### WHAT THE TASK ASKS
Every line below should be copied exactly; drop the pictures.

### INFORMATION PROVIDED
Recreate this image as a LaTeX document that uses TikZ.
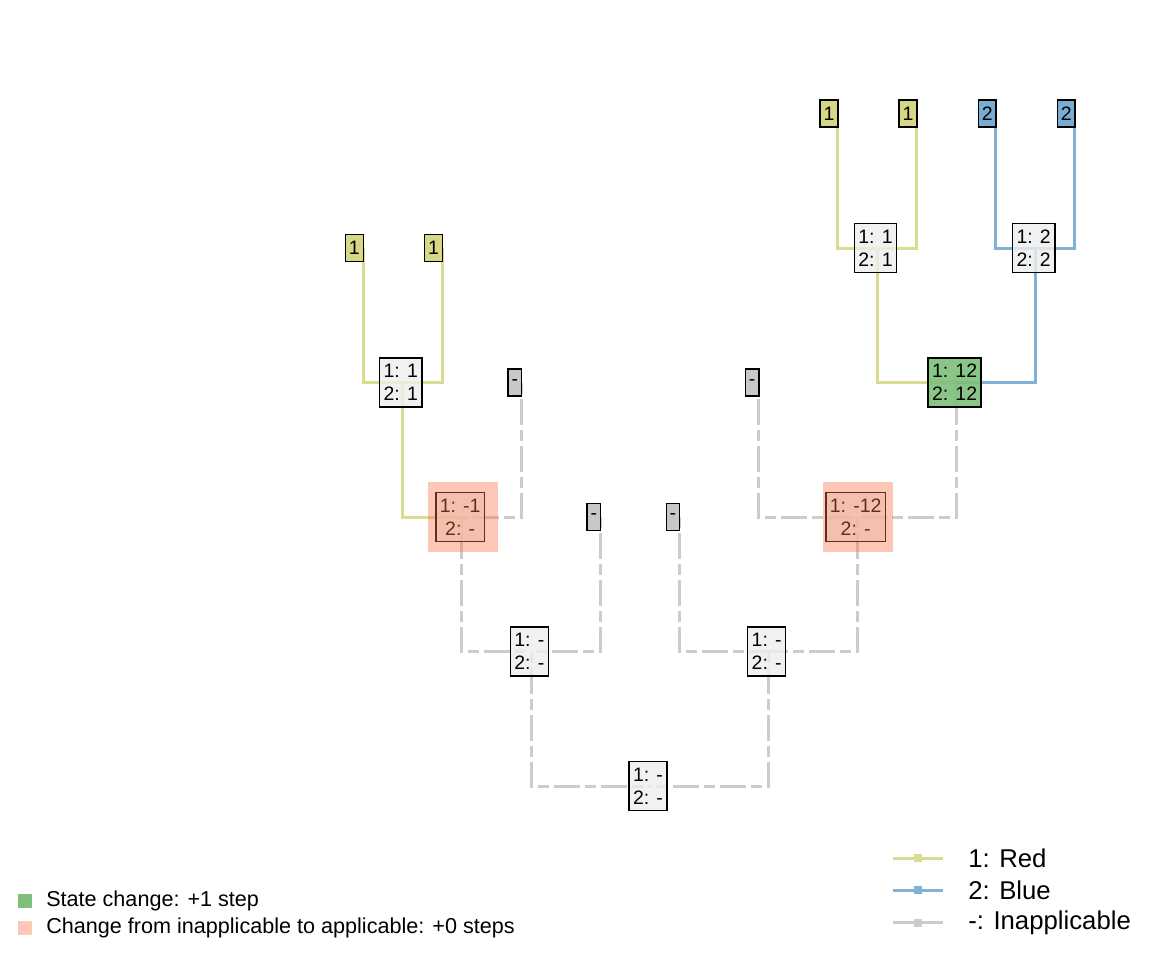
\documentclass[tikz,border=0pt]{standalone}
\usepackage{fontspec}
\setmainfont{Liberation Sans}
\definecolor{cyel}{RGB}{218,220,142}
\definecolor{cyelt}{RGB}{214,216,135}
\definecolor{cblue}{RGB}{127,178,213}
\definecolor{cbluet}{RGB}{120,172,210}
\definecolor{cgrey}{RGB}{204,204,204}
\definecolor{cgreyt}{RGB}{200,200,200}
\definecolor{cgreen}{RGB}{125,191,123}
\definecolor{cnode}{RGB}{238,238,238}
\definecolor{cred}{RGB}{247,117,70}
\definecolor{cpink}{RGB}{252,201,182}
\newcommand\lblfont{\fontsize{14.6}{17.25}\selectfont}
\newcommand\legfont{\fontsize{16.2}{19}\selectfont}
\newcommand\keyfont{\fontsize{19.3}{23}\selectfont}
\begin{document}
\begin{tikzpicture}[x=0.75pt,y=-0.75pt,
  edge/.style={line width=2.25pt, line cap=butt, line join=miter},
  yl/.style={edge, draw=cyel},
  bl/.style={edge, draw=cblue},
  na/.style={edge, draw=cgrey, dash pattern=on 8.25pt off 3.75pt on 19.5pt off 3.75pt},
  lab/.style={draw=black, line width=1.1pt, fill=cnode, fill opacity=0.8, text opacity=1,
    align=center, font=\lblfont, inner xsep=3pt, inner ysep=0pt, minimum height=36.75pt},
  tiplab/.style={draw=black, line width=1.1pt, font=\lblfont, inner xsep=2.6pt,
    inner ysep=0pt, minimum height=20.25pt, anchor=east},
  hl/.style={fill=cred, fill opacity=0.4, draw=none, inner sep=0pt, minimum size=52.5pt},
  legsq/.style={draw=none, inner sep=0pt, minimum size=10.5pt},
  keymark/.style={draw=none, inner sep=0pt, minimum size=6pt},
  legtext/.style={anchor=west, inner sep=0pt, font=\legfont},
  keytext/.style={anchor=west, inner sep=0pt, font=\keyfont}
]
\useasboundingbox (0,0) rectangle (1152,960);
% tree coordinates
\coordinate (t0) at (363,248);
\coordinate (t1) at (442.1,248);
\coordinate (t2) at (521.2,382.5);
\coordinate (t3) at (600.3,517);
\coordinate (t4) at (679.4,517);
\coordinate (t5) at (758.5,382.5);
\coordinate (t6) at (837.6,113.5);
\coordinate (t7) at (916.7,113.5);
\coordinate (t8) at (995.8,113.5);
\coordinate (t9) at (1074.9,113.5);
\coordinate (F) at (402.5,382.5);
\coordinate (G) at (461.9,517);
\coordinate (H) at (531.1,651.5);
\coordinate (A) at (877.2,248);
\coordinate (B) at (1035.4,248);
\coordinate (C) at (956.3,382.5);
\coordinate (D) at (857.4,517);
\coordinate (E) at (768.4,651.5);
\coordinate (R) at (649.7,786);
% edges
\draw[yl] (t0) |- (F);
\draw[yl] (t1) |- (F);
\draw[yl] (F) |- (G);
\draw[na] (t2) |- (G);
\draw[na] (G) |- (H);
\draw[na] (t3) |- (H);
\draw[na] (H) |- (R);
\draw[na] (E) |- (R);
\draw[na] (t4) |- (E);
\draw[na] (D) |- (E);
\draw[na] (t5) |- (D);
\draw[na] (C) |- (D);
\draw[yl] (A) |- (C);
\draw[bl] (B) |- (C);
\draw[yl] (t6) |- (A);
\draw[yl] (t7) |- (A);
\draw[bl] (t8) |- (B);
\draw[bl] (t9) |- (B);
% tip labels
\node[tiplab, fill=cyelt] (l0) at ([xshift=0.75pt]t0) {1};
\node[tiplab, fill=cyelt] (l1) at ([xshift=0.75pt]t1) {1};
\node[tiplab, fill=cgreyt] (l2) at ([xshift=0.75pt]t2) {-};
\node[tiplab, fill=cgreyt] (l3) at ([xshift=0.75pt]t3) {-};
\node[tiplab, fill=cgreyt] (l4) at ([xshift=0.75pt]t4) {-};
\node[tiplab, fill=cgreyt] (l5) at ([xshift=0.75pt]t5) {-};
\node[tiplab, fill=cyelt] (l6) at ([xshift=0.75pt]t6) {1};
\node[tiplab, fill=cyelt] (l7) at ([xshift=0.75pt]t7) {1};
\node[tiplab, fill=cbluet] (l8) at ([xshift=0.75pt]t8) {2};
\node[tiplab, fill=cbluet] (l9) at ([xshift=0.75pt]t9) {2};
% internal node labels
\node[lab] (lF) at ([xshift=-1.3pt]F) {1: 1\\2: 1};
\node[lab] (lG) at ([xshift=-1.3pt]G) {1: -1\\2: -};
\node[lab] (lH) at ([xshift=-1.3pt]H) {1: -\\2: -};
\node[lab] (lA) at ([xshift=-1.3pt]A) {1: 1\\2: 1};
\node[lab] (lB) at ([xshift=-1.3pt]B) {1: 2\\2: 2};
\node[lab, fill=cgreen, fill opacity=0.9] (lC) at ([xshift=-1.3pt]C) {1: 12\\2: 12};
\node[lab] (lD) at ([xshift=-1.3pt]D) {1: -12\\2: -};
\node[lab] (lE) at ([xshift=-1.3pt]E) {1: -\\2: -};
\node[lab] (lR) at ([xshift=-1.3pt]R) {1: -\\2: -};
% highlights
\node[hl] (hG) at ([xshift=0.5pt]G) {};
\node[hl] (hD) at ([xshift=0.5pt]D) {};
% legend left
\node[legsq, fill=cgreen] (sq1) at (25,901) {};
\node[legsq, fill=cpink] (sq2) at (25,927.5) {};
\node[legtext] (tx1) at (46,901) {State change: +1 step};
\node[legtext] (tx2) at (46,927.5) {Change from inapplicable to applicable: +0 steps};
% legend right
\coordinate (k1a) at (893,858); \coordinate (k1b) at (943,858);
\coordinate (k2a) at (893,890); \coordinate (k2b) at (943,890);
\coordinate (k3a) at (893,922.5); \coordinate (k3b) at (943,922.5);
\draw[yl] (k1a) -- (k1b);
\draw[bl] (k2a) -- (k2b);
\draw[edge, draw=cgrey] (k3a) -- (k3b);
\node[keymark, fill=cyel] (m1) at (918,858) {};
\node[keymark, fill=cblue] (m2) at (918,890) {};
\node[keymark, fill=cgrey] (m3) at (918,922.5) {};
\node[keytext] (kt1) at (968,858) {1: Red};
\node[keytext] (kt2) at (968,890) {2: Blue};
\node[keytext] (kt3) at (968,922.5) {-: Inapplicable};
\end{tikzpicture}
\end{document}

### SOLVED PROBLEM
Recreate this image as a LaTeX document that uses TikZ.
\documentclass[tikz,border=0pt]{standalone}
\usepackage{fontspec}
\setmainfont{Liberation Sans}
\definecolor{cyel}{RGB}{218,220,142}
\definecolor{cyelt}{RGB}{214,216,135}
\definecolor{cblue}{RGB}{127,178,213}
\definecolor{cbluet}{RGB}{120,172,210}
\definecolor{cgrey}{RGB}{204,204,204}
\definecolor{cgreyt}{RGB}{200,200,200}
\definecolor{cgreen}{RGB}{125,191,123}
\definecolor{cnode}{RGB}{238,238,238}
\definecolor{cred}{RGB}{247,117,70}
\definecolor{cpink}{RGB}{252,201,182}
\newcommand\lblfont{\fontsize{14.6}{17.25}\selectfont}
\newcommand\legfont{\fontsize{16.2}{19}\selectfont}
\newcommand\keyfont{\fontsize{19.3}{23}\selectfont}
\begin{document}
\begin{tikzpicture}[x=0.75pt,y=-0.75pt,
  edge/.style={line width=2.25pt, line cap=butt, line join=miter},
  yl/.style={edge, draw=cyel},
  bl/.style={edge, draw=cblue},
  na/.style={edge, draw=cgrey, dash pattern=on 8.25pt off 3.75pt on 19.5pt off 3.75pt},
  lab/.style={draw=black, line width=1.1pt, fill=cnode, fill opacity=0.8, text opacity=1,
    align=center, font=\lblfont, inner xsep=3pt, inner ysep=0pt, minimum height=36.75pt},
  tiplab/.style={draw=black, line width=1.1pt, font=\lblfont, inner xsep=2.6pt,
    inner ysep=0pt, minimum height=20.25pt, anchor=east},
  hl/.style={fill=cred, fill opacity=0.4, draw=none, inner sep=0pt, minimum size=52.5pt},
  legsq/.style={draw=none, inner sep=0pt, minimum size=10.5pt},
  keymark/.style={draw=none, inner sep=0pt, minimum size=6pt},
  legtext/.style={anchor=west, inner sep=0pt, font=\legfont},
  keytext/.style={anchor=west, inner sep=0pt, font=\keyfont}
]
\useasboundingbox (0,0) rectangle (1152,960);
% tree coordinates
\coordinate (t0) at (363,248);
\coordinate (t1) at (442.1,248);
\coordinate (t2) at (521.2,382.5);
\coordinate (t3) at (600.3,517);
\coordinate (t4) at (679.4,517);
\coordinate (t5) at (758.5,382.5);
\coordinate (t6) at (837.6,113.5);
\coordinate (t7) at (916.7,113.5);
\coordinate (t8) at (995.8,113.5);
\coordinate (t9) at (1074.9,113.5);
\coordinate (F) at (402.5,382.5);
\coordinate (G) at (461.9,517);
\coordinate (H) at (531.1,651.5);
\coordinate (A) at (877.2,248);
\coordinate (B) at (1035.4,248);
\coordinate (C) at (956.3,382.5);
\coordinate (D) at (857.4,517);
\coordinate (E) at (768.4,651.5);
\coordinate (R) at (649.7,786);
% edges
\draw[yl] (t0) |- (F);
\draw[yl] (t1) |- (F);
\draw[yl] (F) |- (G);
\draw[na] (t2) |- (G);
\draw[na] (G) |- (H);
\draw[na] (t3) |- (H);
\draw[na] (H) |- (R);
\draw[na] (E) |- (R);
\draw[na] (t4) |- (E);
\draw[na] (D) |- (E);
\draw[na] (t5) |- (D);
\draw[na] (C) |- (D);
\draw[yl] (A) |- (C);
\draw[bl] (B) |- (C);
\draw[yl] (t6) |- (A);
\draw[yl] (t7) |- (A);
\draw[bl] (t8) |- (B);
\draw[bl] (t9) |- (B);
% tip labels
\node[tiplab, fill=cyelt] (l0) at ([xshift=0.75pt]t0) {1};
\node[tiplab, fill=cyelt] (l1) at ([xshift=0.75pt]t1) {1};
\node[tiplab, fill=cgreyt] (l2) at ([xshift=0.75pt]t2) {-};
\node[tiplab, fill=cgreyt] (l3) at ([xshift=0.75pt]t3) {-};
\node[tiplab, fill=cgreyt] (l4) at ([xshift=0.75pt]t4) {-};
\node[tiplab, fill=cgreyt] (l5) at ([xshift=0.75pt]t5) {-};
\node[tiplab, fill=cyelt] (l6) at ([xshift=0.75pt]t6) {1};
\node[tiplab, fill=cyelt] (l7) at ([xshift=0.75pt]t7) {1};
\node[tiplab, fill=cbluet] (l8) at ([xshift=0.75pt]t8) {2};
\node[tiplab, fill=cbluet] (l9) at ([xshift=0.75pt]t9) {2};
% internal node labels
\node[lab] (lF) at ([xshift=-1.3pt]F) {1: 1\\2: 1};
\node[lab] (lG) at ([xshift=-1.3pt]G) {1: -1\\2: -};
\node[lab] (lH) at ([xshift=-1.3pt]H) {1: -\\2: -};
\node[lab] (lA) at ([xshift=-1.3pt]A) {1: 1\\2: 1};
\node[lab] (lB) at ([xshift=-1.3pt]B) {1: 2\\2: 2};
\node[lab, fill=cgreen, fill opacity=0.9] (lC) at ([xshift=-1.3pt]C) {1: 12\\2: 12};
\node[lab] (lD) at ([xshift=-1.3pt]D) {1: -12\\2: -};
\node[lab] (lE) at ([xshift=-1.3pt]E) {1: -\\2: -};
\node[lab] (lR) at ([xshift=-1.3pt]R) {1: -\\2: -};
% highlights
\node[hl] (hG) at ([xshift=0.5pt]G) {};
\node[hl] (hD) at ([xshift=0.5pt]D) {};
% legend left
\node[legsq, fill=cgreen] (sq1) at (25,901) {};
\node[legsq, fill=cpink] (sq2) at (25,927.5) {};
\node[legtext] (tx1) at (46,901) {State change: +1 step};
\node[legtext] (tx2) at (46,927.5) {Change from inapplicable to applicable: +0 steps};
% legend right
\coordinate (k1a) at (893,858); \coordinate (k1b) at (943,858);
\coordinate (k2a) at (893,890); \coordinate (k2b) at (943,890);
\coordinate (k3a) at (893,922.5); \coordinate (k3b) at (943,922.5);
\draw[yl] (k1a) -- (k1b);
\draw[bl] (k2a) -- (k2b);
\draw[edge, draw=cgrey] (k3a) -- (k3b);
\node[keymark, fill=cyel] (m1) at (918,858) {};
\node[keymark, fill=cblue] (m2) at (918,890) {};
\node[keymark, fill=cgrey] (m3) at (918,922.5) {};
\node[keytext] (kt1) at (968,858) {1: Red};
\node[keytext] (kt2) at (968,890) {2: Blue};
\node[keytext] (kt3) at (968,922.5) {-: Inapplicable};
\end{tikzpicture}
\end{document}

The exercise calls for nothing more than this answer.